▶ GOAL: Within the material below, locate the line with "Write the seaborn" and the line with "x_min, x_max, n_bins = 0.15, 0.925, 163", then return those two lines and all lines between them, exactly as written.

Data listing
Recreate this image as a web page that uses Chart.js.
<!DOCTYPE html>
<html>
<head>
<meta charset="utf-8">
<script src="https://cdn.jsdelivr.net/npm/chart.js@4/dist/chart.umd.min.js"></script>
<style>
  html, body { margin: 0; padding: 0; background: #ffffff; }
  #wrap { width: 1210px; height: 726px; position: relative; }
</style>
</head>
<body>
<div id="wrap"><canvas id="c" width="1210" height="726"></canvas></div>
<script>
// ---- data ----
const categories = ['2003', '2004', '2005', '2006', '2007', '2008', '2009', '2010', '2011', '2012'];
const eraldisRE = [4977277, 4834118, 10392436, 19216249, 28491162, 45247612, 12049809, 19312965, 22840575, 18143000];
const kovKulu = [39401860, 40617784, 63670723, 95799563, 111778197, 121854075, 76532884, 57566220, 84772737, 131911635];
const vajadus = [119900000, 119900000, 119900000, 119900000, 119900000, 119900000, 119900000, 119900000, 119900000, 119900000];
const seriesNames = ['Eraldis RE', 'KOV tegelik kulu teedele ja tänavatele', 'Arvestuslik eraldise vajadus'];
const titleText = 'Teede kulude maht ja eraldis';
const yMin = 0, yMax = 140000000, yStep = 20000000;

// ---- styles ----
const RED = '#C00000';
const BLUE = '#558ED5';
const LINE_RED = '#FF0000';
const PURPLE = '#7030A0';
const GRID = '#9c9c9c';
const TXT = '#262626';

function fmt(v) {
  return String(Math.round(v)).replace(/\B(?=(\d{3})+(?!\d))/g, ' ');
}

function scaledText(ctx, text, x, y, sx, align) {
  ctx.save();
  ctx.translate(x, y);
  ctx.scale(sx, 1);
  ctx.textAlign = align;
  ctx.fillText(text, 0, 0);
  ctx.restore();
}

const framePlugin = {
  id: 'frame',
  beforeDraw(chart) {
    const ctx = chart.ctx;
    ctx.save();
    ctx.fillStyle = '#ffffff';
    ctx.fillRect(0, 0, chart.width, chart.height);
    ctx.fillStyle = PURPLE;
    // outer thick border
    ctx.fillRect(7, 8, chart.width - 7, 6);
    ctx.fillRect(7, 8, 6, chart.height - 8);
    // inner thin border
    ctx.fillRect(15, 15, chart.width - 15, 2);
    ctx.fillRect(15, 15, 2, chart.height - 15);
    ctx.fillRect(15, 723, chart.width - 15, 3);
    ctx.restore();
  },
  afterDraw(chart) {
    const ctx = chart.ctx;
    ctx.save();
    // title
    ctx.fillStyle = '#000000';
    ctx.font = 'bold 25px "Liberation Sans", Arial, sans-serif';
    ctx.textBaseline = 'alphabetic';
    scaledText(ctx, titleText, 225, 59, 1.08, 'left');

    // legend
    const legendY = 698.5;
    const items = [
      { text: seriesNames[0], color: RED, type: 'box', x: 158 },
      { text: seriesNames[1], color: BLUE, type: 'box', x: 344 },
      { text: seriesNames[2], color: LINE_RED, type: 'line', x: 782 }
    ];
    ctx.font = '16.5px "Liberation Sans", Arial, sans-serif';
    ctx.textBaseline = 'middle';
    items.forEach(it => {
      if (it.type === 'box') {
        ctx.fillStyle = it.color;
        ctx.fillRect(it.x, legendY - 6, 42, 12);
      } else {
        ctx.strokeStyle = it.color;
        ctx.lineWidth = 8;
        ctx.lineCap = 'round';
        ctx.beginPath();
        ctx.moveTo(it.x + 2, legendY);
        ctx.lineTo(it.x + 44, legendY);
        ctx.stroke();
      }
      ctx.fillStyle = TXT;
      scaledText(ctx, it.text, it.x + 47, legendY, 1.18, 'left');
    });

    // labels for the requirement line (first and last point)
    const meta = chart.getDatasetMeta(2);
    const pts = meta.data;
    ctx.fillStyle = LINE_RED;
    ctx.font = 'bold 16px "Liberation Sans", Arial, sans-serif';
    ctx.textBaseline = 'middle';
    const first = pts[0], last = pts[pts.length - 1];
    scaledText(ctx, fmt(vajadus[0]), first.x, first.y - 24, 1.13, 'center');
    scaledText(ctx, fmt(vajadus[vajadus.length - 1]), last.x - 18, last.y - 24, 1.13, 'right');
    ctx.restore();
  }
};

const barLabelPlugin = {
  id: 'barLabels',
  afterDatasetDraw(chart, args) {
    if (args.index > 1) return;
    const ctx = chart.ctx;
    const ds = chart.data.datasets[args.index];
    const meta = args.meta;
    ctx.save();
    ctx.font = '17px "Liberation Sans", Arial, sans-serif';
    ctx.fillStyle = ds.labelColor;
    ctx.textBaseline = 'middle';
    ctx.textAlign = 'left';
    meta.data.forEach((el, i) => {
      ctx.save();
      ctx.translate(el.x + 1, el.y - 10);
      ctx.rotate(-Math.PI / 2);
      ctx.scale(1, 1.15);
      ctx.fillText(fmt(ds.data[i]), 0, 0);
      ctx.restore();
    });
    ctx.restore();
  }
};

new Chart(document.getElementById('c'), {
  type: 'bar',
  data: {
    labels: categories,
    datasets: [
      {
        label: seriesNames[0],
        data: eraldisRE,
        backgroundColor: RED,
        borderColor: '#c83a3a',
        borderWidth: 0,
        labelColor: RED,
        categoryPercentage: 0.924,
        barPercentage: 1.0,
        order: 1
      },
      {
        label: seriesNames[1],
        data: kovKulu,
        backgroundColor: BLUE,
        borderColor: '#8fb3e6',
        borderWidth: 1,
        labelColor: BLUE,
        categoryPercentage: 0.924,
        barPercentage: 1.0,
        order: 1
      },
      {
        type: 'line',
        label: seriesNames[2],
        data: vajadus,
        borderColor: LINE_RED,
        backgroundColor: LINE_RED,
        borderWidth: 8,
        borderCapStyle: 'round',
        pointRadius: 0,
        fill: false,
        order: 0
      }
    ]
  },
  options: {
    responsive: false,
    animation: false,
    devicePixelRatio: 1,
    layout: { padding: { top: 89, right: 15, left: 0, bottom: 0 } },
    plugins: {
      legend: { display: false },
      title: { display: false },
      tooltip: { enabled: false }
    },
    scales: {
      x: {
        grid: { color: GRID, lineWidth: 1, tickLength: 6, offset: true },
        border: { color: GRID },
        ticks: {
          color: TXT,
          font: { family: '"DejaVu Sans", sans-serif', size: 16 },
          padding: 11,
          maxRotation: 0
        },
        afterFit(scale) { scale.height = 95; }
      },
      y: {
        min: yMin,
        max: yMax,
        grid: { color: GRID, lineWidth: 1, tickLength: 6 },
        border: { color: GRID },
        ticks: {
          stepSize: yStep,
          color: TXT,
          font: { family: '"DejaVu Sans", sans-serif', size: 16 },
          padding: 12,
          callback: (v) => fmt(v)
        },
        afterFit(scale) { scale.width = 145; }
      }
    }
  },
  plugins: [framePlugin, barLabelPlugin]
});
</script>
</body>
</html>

* * *

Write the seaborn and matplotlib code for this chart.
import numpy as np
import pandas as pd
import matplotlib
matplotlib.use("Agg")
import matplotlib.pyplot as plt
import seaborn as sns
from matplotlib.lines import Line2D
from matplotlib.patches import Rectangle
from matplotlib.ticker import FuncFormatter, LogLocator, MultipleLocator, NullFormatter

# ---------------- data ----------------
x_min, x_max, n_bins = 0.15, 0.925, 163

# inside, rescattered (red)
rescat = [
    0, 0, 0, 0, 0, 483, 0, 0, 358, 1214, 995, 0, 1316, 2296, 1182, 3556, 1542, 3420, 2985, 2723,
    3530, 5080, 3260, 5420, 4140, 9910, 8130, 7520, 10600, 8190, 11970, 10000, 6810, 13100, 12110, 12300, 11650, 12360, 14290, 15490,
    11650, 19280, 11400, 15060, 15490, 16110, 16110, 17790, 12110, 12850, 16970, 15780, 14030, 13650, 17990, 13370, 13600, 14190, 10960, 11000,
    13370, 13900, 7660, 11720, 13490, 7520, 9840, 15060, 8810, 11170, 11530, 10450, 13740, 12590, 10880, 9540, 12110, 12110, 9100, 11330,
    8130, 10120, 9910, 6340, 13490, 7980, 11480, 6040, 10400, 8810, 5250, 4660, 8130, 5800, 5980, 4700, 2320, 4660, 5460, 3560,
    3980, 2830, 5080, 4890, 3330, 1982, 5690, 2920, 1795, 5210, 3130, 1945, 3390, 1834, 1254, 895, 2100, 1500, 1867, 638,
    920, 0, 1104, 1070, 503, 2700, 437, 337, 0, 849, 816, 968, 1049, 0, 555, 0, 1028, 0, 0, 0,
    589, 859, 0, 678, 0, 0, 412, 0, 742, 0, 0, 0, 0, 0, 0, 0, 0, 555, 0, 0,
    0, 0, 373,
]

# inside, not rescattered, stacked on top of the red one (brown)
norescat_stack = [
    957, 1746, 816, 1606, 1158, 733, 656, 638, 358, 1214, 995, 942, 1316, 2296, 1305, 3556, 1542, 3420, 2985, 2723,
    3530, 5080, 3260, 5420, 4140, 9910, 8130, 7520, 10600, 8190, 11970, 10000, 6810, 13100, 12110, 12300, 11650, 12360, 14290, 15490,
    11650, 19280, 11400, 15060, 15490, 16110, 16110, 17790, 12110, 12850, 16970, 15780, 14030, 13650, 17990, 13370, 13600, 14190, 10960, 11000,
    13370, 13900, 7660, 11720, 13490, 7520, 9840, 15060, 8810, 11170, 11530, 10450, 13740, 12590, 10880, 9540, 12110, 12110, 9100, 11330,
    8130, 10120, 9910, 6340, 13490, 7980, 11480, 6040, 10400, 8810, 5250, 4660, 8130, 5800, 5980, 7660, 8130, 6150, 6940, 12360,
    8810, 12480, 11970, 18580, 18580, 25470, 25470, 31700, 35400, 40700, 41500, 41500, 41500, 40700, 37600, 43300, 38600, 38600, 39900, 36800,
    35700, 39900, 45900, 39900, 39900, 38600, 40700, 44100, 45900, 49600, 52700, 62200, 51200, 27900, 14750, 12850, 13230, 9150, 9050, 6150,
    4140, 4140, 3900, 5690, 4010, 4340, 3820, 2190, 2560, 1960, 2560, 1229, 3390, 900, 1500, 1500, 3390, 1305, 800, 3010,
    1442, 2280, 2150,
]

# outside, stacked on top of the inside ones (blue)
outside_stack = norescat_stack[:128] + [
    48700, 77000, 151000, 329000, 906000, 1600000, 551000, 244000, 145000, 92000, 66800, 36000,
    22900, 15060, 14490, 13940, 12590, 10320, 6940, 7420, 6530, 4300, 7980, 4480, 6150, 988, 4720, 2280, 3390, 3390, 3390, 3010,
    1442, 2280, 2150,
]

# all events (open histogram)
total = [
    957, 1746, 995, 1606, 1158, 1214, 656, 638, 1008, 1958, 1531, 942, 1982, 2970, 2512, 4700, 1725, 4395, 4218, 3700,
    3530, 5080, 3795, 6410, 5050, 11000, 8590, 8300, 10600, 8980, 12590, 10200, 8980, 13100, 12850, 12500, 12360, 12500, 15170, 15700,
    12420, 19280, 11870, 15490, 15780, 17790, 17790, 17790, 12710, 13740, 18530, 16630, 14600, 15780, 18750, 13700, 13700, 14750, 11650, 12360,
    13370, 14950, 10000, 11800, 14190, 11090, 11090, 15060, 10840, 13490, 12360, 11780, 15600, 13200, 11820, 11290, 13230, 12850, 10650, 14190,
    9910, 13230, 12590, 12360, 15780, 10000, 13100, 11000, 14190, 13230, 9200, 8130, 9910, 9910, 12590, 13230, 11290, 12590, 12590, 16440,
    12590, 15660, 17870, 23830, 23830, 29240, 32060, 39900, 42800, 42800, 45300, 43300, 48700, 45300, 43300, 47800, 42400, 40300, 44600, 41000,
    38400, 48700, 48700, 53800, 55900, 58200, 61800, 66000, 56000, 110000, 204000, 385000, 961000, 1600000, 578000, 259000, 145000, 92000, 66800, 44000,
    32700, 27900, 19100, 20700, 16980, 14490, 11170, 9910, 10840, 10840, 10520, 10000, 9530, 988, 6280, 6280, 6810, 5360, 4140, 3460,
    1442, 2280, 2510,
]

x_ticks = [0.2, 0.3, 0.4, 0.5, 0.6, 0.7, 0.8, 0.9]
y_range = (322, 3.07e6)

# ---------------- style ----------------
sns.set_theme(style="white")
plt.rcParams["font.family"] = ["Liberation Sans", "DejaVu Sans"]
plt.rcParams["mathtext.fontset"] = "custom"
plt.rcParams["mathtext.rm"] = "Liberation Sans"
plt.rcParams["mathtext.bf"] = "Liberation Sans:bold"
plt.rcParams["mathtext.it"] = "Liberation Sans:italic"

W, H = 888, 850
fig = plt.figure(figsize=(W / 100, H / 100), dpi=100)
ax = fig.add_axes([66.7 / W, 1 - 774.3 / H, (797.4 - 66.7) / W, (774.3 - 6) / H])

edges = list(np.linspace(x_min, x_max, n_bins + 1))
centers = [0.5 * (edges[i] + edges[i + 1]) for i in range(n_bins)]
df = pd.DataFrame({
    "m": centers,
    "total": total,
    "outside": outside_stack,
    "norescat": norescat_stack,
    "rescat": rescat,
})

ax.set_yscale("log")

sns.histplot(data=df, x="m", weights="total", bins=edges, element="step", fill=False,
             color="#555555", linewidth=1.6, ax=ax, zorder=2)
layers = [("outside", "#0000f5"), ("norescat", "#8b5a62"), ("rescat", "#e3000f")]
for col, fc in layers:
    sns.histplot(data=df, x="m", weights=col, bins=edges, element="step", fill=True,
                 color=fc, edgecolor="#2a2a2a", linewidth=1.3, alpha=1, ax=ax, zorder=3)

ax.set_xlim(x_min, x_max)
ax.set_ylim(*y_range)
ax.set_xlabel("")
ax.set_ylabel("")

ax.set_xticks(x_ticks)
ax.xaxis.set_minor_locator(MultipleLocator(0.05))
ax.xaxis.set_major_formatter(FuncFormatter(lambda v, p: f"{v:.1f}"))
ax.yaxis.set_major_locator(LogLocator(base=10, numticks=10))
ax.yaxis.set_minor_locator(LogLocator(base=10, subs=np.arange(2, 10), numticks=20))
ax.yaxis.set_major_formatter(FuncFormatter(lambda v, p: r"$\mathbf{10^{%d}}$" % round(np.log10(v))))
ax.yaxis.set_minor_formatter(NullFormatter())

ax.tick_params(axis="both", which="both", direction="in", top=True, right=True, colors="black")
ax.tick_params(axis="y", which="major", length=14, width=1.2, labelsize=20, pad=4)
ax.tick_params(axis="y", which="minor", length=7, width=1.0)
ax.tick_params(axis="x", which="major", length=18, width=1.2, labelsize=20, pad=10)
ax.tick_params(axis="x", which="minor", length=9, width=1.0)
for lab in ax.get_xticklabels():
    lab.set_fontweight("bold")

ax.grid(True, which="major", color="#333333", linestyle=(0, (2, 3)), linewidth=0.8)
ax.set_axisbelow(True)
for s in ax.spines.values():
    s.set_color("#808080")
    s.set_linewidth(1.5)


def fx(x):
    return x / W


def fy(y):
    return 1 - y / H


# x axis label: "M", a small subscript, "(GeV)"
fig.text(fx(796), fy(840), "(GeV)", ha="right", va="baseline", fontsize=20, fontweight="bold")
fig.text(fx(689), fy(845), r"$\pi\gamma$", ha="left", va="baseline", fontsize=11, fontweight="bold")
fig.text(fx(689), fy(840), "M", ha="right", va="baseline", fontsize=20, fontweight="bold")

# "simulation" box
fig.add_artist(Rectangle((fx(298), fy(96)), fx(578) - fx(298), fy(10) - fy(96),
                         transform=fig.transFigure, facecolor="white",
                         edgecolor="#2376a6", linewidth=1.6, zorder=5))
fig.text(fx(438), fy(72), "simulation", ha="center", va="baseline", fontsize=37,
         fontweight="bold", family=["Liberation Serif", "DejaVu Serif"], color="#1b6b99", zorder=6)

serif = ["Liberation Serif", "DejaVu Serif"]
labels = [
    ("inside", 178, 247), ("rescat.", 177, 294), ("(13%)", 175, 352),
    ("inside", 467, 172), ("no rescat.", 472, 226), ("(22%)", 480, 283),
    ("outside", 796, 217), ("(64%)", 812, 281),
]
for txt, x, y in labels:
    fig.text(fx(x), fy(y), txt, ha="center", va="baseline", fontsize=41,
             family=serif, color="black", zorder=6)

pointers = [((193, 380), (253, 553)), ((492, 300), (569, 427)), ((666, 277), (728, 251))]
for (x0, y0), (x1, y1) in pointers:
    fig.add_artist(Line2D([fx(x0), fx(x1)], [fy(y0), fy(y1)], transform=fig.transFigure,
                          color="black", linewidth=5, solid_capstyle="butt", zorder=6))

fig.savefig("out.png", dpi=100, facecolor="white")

▶ WORKED ANSWER:
Write the seaborn and matplotlib code for this chart.
import numpy as np
import pandas as pd
import matplotlib
matplotlib.use("Agg")
import matplotlib.pyplot as plt
import seaborn as sns
from matplotlib.lines import Line2D
from matplotlib.patches import Rectangle
from matplotlib.ticker import FuncFormatter, LogLocator, MultipleLocator, NullFormatter

# ---------------- data ----------------
x_min, x_max, n_bins = 0.15, 0.925, 163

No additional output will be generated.